>>>

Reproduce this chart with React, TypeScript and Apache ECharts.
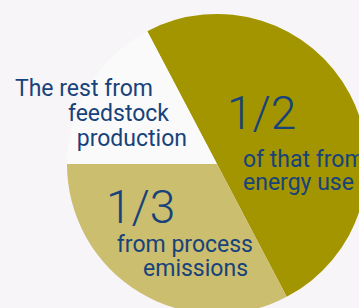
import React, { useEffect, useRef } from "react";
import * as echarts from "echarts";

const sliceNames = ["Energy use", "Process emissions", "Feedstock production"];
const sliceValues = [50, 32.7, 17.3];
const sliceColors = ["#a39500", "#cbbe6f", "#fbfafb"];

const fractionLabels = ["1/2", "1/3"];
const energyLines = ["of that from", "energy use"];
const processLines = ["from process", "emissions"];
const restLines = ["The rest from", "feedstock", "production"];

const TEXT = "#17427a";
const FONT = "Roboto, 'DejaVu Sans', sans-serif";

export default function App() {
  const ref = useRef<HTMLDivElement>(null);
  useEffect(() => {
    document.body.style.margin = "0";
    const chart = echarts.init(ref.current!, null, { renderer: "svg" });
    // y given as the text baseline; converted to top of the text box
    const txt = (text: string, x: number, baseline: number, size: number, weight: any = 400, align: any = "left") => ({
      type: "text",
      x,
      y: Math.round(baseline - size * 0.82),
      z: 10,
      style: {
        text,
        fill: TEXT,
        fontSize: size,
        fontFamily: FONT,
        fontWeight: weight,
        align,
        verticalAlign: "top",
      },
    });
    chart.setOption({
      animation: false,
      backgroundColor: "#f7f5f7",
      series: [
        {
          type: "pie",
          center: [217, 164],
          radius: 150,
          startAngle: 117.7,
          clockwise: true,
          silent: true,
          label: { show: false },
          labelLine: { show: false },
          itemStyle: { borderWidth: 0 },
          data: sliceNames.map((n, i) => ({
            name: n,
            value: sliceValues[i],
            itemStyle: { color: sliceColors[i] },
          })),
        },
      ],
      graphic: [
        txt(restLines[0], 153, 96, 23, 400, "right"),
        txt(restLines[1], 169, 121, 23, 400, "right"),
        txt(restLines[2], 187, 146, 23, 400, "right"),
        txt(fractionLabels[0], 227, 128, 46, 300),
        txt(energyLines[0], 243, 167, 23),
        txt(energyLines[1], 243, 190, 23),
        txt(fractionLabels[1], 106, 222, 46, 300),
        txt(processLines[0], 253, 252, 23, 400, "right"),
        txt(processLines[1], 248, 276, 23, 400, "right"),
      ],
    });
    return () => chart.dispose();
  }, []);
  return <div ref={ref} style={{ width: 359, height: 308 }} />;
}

<<<

### WHAT YOU ARE ASKED TO DO:
Copy the whole listing above word for word but do not carry over the pictures.

### SOLVED EXERCISE:
Reproduce this chart with React, TypeScript and Apache ECharts.
import React, { useEffect, useRef } from "react";
import * as echarts from "echarts";

const sliceNames = ["Energy use", "Process emissions", "Feedstock production"];
const sliceValues = [50, 32.7, 17.3];
const sliceColors = ["#a39500", "#cbbe6f", "#fbfafb"];

const fractionLabels = ["1/2", "1/3"];
const energyLines = ["of that from", "energy use"];
const processLines = ["from process", "emissions"];
const restLines = ["The rest from", "feedstock", "production"];

const TEXT = "#17427a";
const FONT = "Roboto, 'DejaVu Sans', sans-serif";

export default function App() {
  const ref = useRef<HTMLDivElement>(null);
  useEffect(() => {
    document.body.style.margin = "0";
    const chart = echarts.init(ref.current!, null, { renderer: "svg" });
    // y given as the text baseline; converted to top of the text box
    const txt = (text: string, x: number, baseline: number, size: number, weight: any = 400, align: any = "left") => ({
      type: "text",
      x,
      y: Math.round(baseline - size * 0.82),
      z: 10,
      style: {
        text,
        fill: TEXT,
        fontSize: size,
        fontFamily: FONT,
        fontWeight: weight,
        align,
        verticalAlign: "top",
      },
    });
    chart.setOption({
      animation: false,
      backgroundColor: "#f7f5f7",
      series: [
        {
          type: "pie",
          center: [217, 164],
          radius: 150,
          startAngle: 117.7,
          clockwise: true,
          silent: true,
          label: { show: false },
          labelLine: { show: false },
          itemStyle: { borderWidth: 0 },
          data: sliceNames.map((n, i) => ({
            name: n,
            value: sliceValues[i],
            itemStyle: { color: sliceColors[i] },
          })),
        },
      ],
      graphic: [
        txt(restLines[0], 153, 96, 23, 400, "right"),
        txt(restLines[1], 169, 121, 23, 400, "right"),
        txt(restLines[2], 187, 146, 23, 400, "right"),
        txt(fractionLabels[0], 227, 128, 46, 300),
        txt(energyLines[0], 243, 167, 23),
        txt(energyLines[1], 243, 190, 23),
        txt(fractionLabels[1], 106, 222, 46, 300),
        txt(processLines[0], 253, 252, 23, 400, "right"),
        txt(processLines[1], 248, 276, 23, 400, "right"),
      ],
    });
    return () => chart.dispose();
  }, []);
  return <div ref={ref} style={{ width: 359, height: 308 }} />;
}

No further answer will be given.